DALLAS — Buying back Arizona’s capitol complex on the state’s 100th anniversary will cost $106 million but will save $47.5 million in finance costs, according to estimates in Gov. Jan Brewer’s proposed $8.96 billion budget.
Facing a budget deficit in 2010, Arizona raised nearly $1 billion for its general fund through the sale and lease-back of most state office buildings using certificates of participation.
Now Brewer is asking lawmakers to draft a bill to buy back the capitol complex, the most symbolic of the buildings sold. Senate Appropriations Committee chairman Don Shooter, R-Yuma, said he supports the plan to pay off the debt certificates.
In a joint statement, Senate Minority Leader David Schapira, D- Tempe, and House Minority Leader Chad Campbell, D-Phoenix, cited the sale of the state buildings as a failure of the “Tea Party” Republicans and said it would cost $1.6 billion to buy all the buildings back.
In her message to the legislators delivered with the budget on Friday, Brewer, a Republican, called the decision to sell the buildings “heart-rending but necessary.”
“We have been severely tested by this recession, but I firmly believe the worst is behind us,” she said.
With proposed spending increases of 4.9% in fiscal year 2013 and 2.4% in fiscal year 2014, Brewer’s $8.96 billion budget would restore some funding for schools and offer state workers their first pay raise in five years.
Infrastructure proposals that could be covered with bond debt include $105 million to modernize the state’s technical systems and replace the entire financial and accounting network.
The governor also wants $60 million for new prison construction, including $50 million for a state-run maximum-security prison.
With Arizona’s economy and state revenues improving, Standard & Poor’s on Dec. 21 revised its outlook on the state’s AA-minus issuer credit rating to stable from negative.
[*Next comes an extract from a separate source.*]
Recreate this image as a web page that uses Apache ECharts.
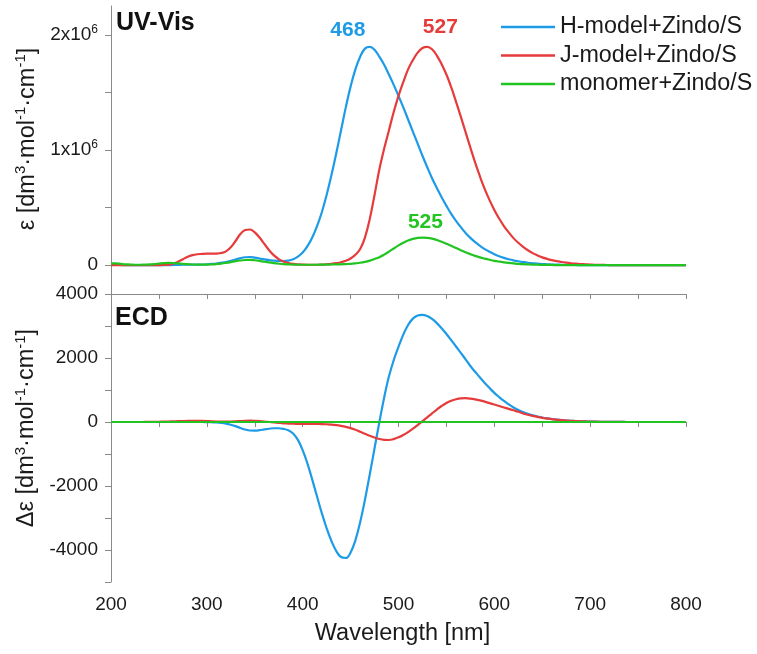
<!DOCTYPE html>
<html>
<head>
<meta charset="utf-8">
<script src="https://cdn.jsdelivr.net/npm/echarts@6/dist/echarts.min.js"></script>
<style>html,body{margin:0;padding:0;background:#fff}#c{width:757px;height:654px}</style>
</head>
<body>
<div id="c"></div>
<script>
// wavelengths 200..800 nm, every 5 nm
const wavelengths = [
200,205,210,215,220,225,230,235,240,245,250,255,260,265,270,275,280,285,290,295,
300,305,310,315,320,325,330,335,340,345,350,355,360,365,370,375,380,385,390,395,
400,405,410,415,420,425,430,435,440,445,450,455,460,465,470,475,480,485,490,495,
500,505,510,515,520,525,530,535,540,545,550,555,560,565,570,575,580,585,590,595,
600,605,610,615,620,625,630,635,640,645,650,655,660,665,670,675,680,685,690,695,
700,705,710,715,720,725,730,735,740,745,750,755,760,765,770,775,780,785,790,795,800];

// UV-Vis, epsilon in units of 1e6 dm3 mol-1 cm-1
const uvH = [
0.002,0.002,0.002,0.001,0.001,0,0,0,0,0,0,0,0.001,0.002,0.003,0.004,0.004,0.005,0.005,0.006,
0.008,0.011,0.015,0.021,0.028,0.038,0.05,0.061,0.069,0.071,0.066,0.058,0.05,0.044,0.04,0.037,0.036,0.04,0.052,0.075,
0.11,0.165,0.24,0.34,0.46,0.61,0.78,0.97,1.17,1.37,1.55,1.70,1.81,1.88,1.895,1.87,1.81,1.74,1.655,1.565,
1.47,1.37,1.265,1.16,1.055,0.95,0.85,0.755,0.67,0.59,0.515,0.445,0.385,0.33,0.28,0.237,0.20,0.168,0.14,0.116,
0.095,0.078,0.064,0.052,0.042,0.034,0.027,0.021,0.017,0.013,0.010,0.008,0.006,0.005,0.004,0.003,0.002,0.002,0.001,0.001,
0.001,0,0,0,0,0,0,0,0,0,0,0,0,0,0,0,0,0,0,0,0];
const uvJ = [
0,0,0,0,0,0,0,0,0,0,0.001,0.002,0.005,0.013,0.03,0.052,0.073,0.087,0.095,0.098,
0.10,0.10,0.101,0.106,0.12,0.155,0.21,0.27,0.305,0.31,0.285,0.24,0.185,0.13,0.085,0.053,0.032,0.019,0.011,0.007,
0.005,0.004,0.004,0.004,0.005,0.008,0.012,0.018,0.026,0.038,0.058,0.09,0.14,0.24,0.40,0.61,0.83,1.01,1.17,1.33,
1.47,1.59,1.70,1.78,1.845,1.885,1.895,1.875,1.82,1.745,1.655,1.545,1.42,1.29,1.155,1.02,0.89,0.77,0.66,0.565,
0.48,0.405,0.34,0.285,0.235,0.195,0.16,0.13,0.105,0.085,0.068,0.055,0.044,0.035,0.028,0.022,0.017,0.013,0.01,0.008,
0.006,0.004,0.003,0.002,0.001,0.001,0,0,0,0,0,0,0,0,0,0,0,0,0,0,0];
const uvMono = [
0.015,0.015,0.012,0.008,0.006,0.004,0.004,0.005,0.007,0.01,0.014,0.018,0.02,0.019,0.016,0.012,0.009,0.006,0.005,0.005,
0.005,0.007,0.01,0.014,0.02,0.027,0.035,0.041,0.045,0.046,0.043,0.037,0.03,0.024,0.018,0.013,0.009,0.007,0.005,0.004,
0.004,0.004,0.004,0.004,0.005,0.005,0.006,0.007,0.008,0.01,0.012,0.016,0.021,0.029,0.04,0.054,0.07,0.092,0.118,0.145,
0.172,0.195,0.214,0.228,0.237,0.24,0.238,0.231,0.219,0.204,0.187,0.168,0.149,0.13,0.112,0.096,0.081,0.068,0.057,0.047,
0.038,0.031,0.025,0.02,0.016,0.012,0.009,0.007,0.005,0.004,0.003,0.002,0.002,0.001,0.001,0,0,0,0,0,
0,0,0,0,0,0,0,0,0,0,0,0,0,0,0,0,0,0,0,0,0];

// ECD, delta epsilon in dm3 mol-1 cm-1
const ecdH = [
0,0,0,0,0,0,0,0,0,0,0,0,0,0,0,0,0,0,0,0,
-3,-8,-15,-28,-50,-85,-130,-185,-235,-265,-268,-255,-232,-210,-195,-195,-215,-260,-360,-560,
-880,-1300,-1800,-2330,-2850,-3320,-3720,-4030,-4220,-4250,-4080,-3700,-3130,-2430,-1640,-820,-10,760,1420,1930,
2350,2730,3030,3230,3330,3350,3310,3220,3090,2930,2750,2560,2360,2160,1960,1750,1570,1390,1220,1060,
910,780,660,550,455,375,310,255,210,172,140,114,92,74,59,47,37,29,22,17,
13,10,7,5,4,3,2,1,0,0,0,0,0,0,0,0,0,0,0,0,0];
const ecdJ = [
0,0,0,0,0,0,0,1,2,4,8,11,15,20,25,30,35,37,38,35,
30,22,15,11,10,13,20,29,37,40,36,27,15,0,-15,-28,-40,-48,-55,-58,
-60,-60,-60,-62,-65,-71,-80,-98,-123,-153,-190,-245,-305,-368,-430,-485,-530,-557,-562,-535,
-480,-405,-315,-210,-95,25,145,270,390,500,595,665,712,738,743,732,708,675,635,590,
545,500,455,410,365,320,265,225,190,158,130,108,88,72,58,46,37,29,23,18,
14,11,8,6,4,3,2,1,0,0,0,0,0,0,0,0,0,0,0,0,0];
const ecdMono = [
0,0,0,0,0,0,0,0,0,0,0,0,0,0,0,0,0,0,0,0,
0,0,0,0,0,0,0,0,0,0,0,0,0,0,0,0,0,0,0,0,
0,0,0,0,0,0,0,0,0,0,0,0,0,0,0,0,0,0,0,0,
0,0,0,0,0,0,0,0,0,0,0,0,0,0,0,0,0,0,0,0,
0,0,0,0,0,0,0,0,0,0,0,0,0,0,0,0,0,0,0,0,
0,0,0,0,0,0,0,0,0,0,0,0,0,0,0,0,0,0,0,0,0];

const seriesNames = ['H-model+Zindo/S','J-model+Zindo/S','monomer+Zindo/S'];
const peakLabels = [{name:'468', x:468, y:1.90}, {name:'527', x:527, y:1.90}, {name:'525', x:525, y:0.24}];
const xTickLabels = [200,300,400,500,600,700,800];
const uvTickLabels = [0,1,2];
const ecdTickLabels = [-4000,-2000,0,2000,4000];

const colors = ['#1E9BE6','#E63B3B','#22C422'];
const FONT = 'Liberation Sans, Arial, sans-serif';
const axisGray = '#8a8a8a';
const textCol = '#1a1a1a';

const pairs = (ys, scale) => wavelengths.map((w, i) => [w, ys[i] * scale]);

const chart = echarts.init(document.getElementById('c'), null, {renderer: 'canvas'});

const supRich = {
  a: {fontSize: 23.5, fontFamily: FONT, color: textCol, lineHeight: 27},
  s: {fontSize: 15, fontFamily: FONT, color: textCol, verticalAlign: 'top', lineHeight: 27}
};
const tickRich = {
  a: {fontSize: 19, fontFamily: FONT, color: textCol, lineHeight: 22},
  s: {fontSize: 12, fontFamily: FONT, color: textCol, verticalAlign: 'top', lineHeight: 22}
};

function mkLine(name, data, color, xi, yi, markLabel, offset) {
  const s = {
    name, type: 'line', xAxisIndex: xi, yAxisIndex: yi, data,
    smooth: 0.4, symbol: 'none', showSymbol: false,
    lineStyle: {color, width: 2.2}, itemStyle: {color},
    animation: false
  };
  if (markLabel) {
    s.markPoint = {
      symbol: 'circle', symbolSize: 0, animation: false,
      label: {show: true, position: 'top', distance: 6, offset: offset,
        formatter: markLabel.name, color, fontWeight: 'bold', fontSize: 21, fontFamily: FONT},
      data: [{coord: [markLabel.x, markLabel.y * 1e6]}]
    };
  }
  return s;
}

const option = {
  animation: false,
  backgroundColor: '#fff',
  textStyle: {fontFamily: FONT},
  grid: [
    {left: 111, right: 71, top: 6, height: 288},
    {left: 111, right: 71, top: 294, height: 288}
  ],
  legend: {
    orient: 'vertical', left: 501, top: 15, itemWidth: 54, itemHeight: 2.5, itemGap: 4.5,
    icon: 'rect', padding: 0, data: seriesNames,
    textStyle: {fontSize: 23.3, lineHeight: 24, fontFamily: FONT, color: textCol}
  },
  xAxis: [
    {gridIndex: 0, type: 'value', min: 200, max: 800, show: false},
    {gridIndex: 1, type: 'value', min: 200, max: 800, interval: 50, position: 'bottom',
      axisLine: {show: true, lineStyle: {color: axisGray, width: 1}},
      axisTick: {show: true, length: 5, lineStyle: {color: axisGray}},
      splitLine: {show: false},
      axisLabel: {fontSize: 19, color: textCol, fontFamily: FONT, margin: 13,
        formatter: v => xTickLabels.includes(v) ? String(v) : ''},
      name: 'Wavelength [nm]', nameLocation: 'middle', nameGap: 40,
      nameTextStyle: {fontSize: 23.5, color: textCol, fontFamily: FONT, padding: [0, 0, 0, 8]}
    },
    {gridIndex: 1, type: 'value', min: 200, max: 800, interval: 50, position: 'top',
      axisLine: {show: true, lineStyle: {color: axisGray, width: 1}},
      axisTick: {show: true, inside: true, length: 5, lineStyle: {color: axisGray}},
      axisLabel: {show: false}, splitLine: {show: false}
    }
  ],
  yAxis: [
    {gridIndex: 0, type: 'value', min: -250000, max: 2250000,
      axisLine: {show: true, lineStyle: {color: axisGray, width: 1}},
      axisTick: {show: true, length: 6, lineStyle: {color: axisGray},
        customValues: [0, 500000, 1000000, 1500000, 2000000]},
      splitLine: {show: false},
      axisLabel: {margin: 13, customValues: uvTickLabels.map(v => v * 1e6),
        formatter: v => v === 0 ? '{a|0}' : '{a|' + (v / 1e6) + 'x10}{s|6}',
        rich: tickRich},
      name: '{a|ε [dm}{s|3}{a|·mol}{s|-1}{a|·cm}{s|-1}{a|]}',
      nameLocation: 'middle', nameGap: 69,
      nameTextStyle: {rich: supRich, padding: [0, 0, 0, 22]}
    },
    {gridIndex: 1, type: 'value', min: -5000, max: 4000, interval: 1000,
      axisLine: {show: true, lineStyle: {color: axisGray, width: 1}},
      axisTick: {show: true, length: 6, lineStyle: {color: axisGray}},
      splitLine: {show: false},
      axisLabel: {margin: 13, fontSize: 19, color: textCol, fontFamily: FONT,
        formatter: v => ecdTickLabels.includes(v) ? String(v) : ''},
      name: '{a|Δε [dm}{s|3}{a|·mol}{s|-1}{a|·cm}{s|-1}{a|]}',
      nameLocation: 'middle', nameGap: 69,
      nameTextStyle: {rich: supRich, padding: [0, 0, 0, 20]}
    }
  ],
  graphic: [
    {type: 'text', left: 116, top: 11, style: {text: 'UV-Vis', font: 'bold 25px ' + FONT, fill: '#111'}},
    {type: 'text', left: 115, top: 306, style: {text: 'ECD', font: 'bold 25px ' + FONT, fill: '#111'}}
  ],
  series: [
    mkLine(seriesNames[0], pairs(uvH, 1e6), colors[0], 0, 0, peakLabels[0], [-20, 0]),
    mkLine(seriesNames[1], pairs(uvJ, 1e6), colors[1], 0, 0, peakLabels[1], [16, -3]),
    mkLine(seriesNames[2], pairs(uvMono, 1e6), colors[2], 0, 0, peakLabels[2], [3, 1]),
    mkLine(seriesNames[0], pairs(ecdH, 1), colors[0], 1, 1),
    mkLine(seriesNames[1], pairs(ecdJ, 1), colors[1], 1, 1),
    mkLine(seriesNames[2], pairs(ecdMono, 1), colors[2], 1, 1)
  ]
};
chart.setOption(option);
</script>
</body>
</html>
Moody’s Investors Service retains the negative outlook it placed on the state’s Aa3 rating in February.
Analysts indicated that the state still faces weakness in housing but that the revenue picture is expected to improve, even when a temporary 1-cent sales tax increase expires in 2013.
“We anticipate that the state economy and housing market will continue to stabilize and show signs of improvement, while Arizona will take action to bring recurring revenues and expenditures into structural alignment if needed,” S&P analysts wrote last month.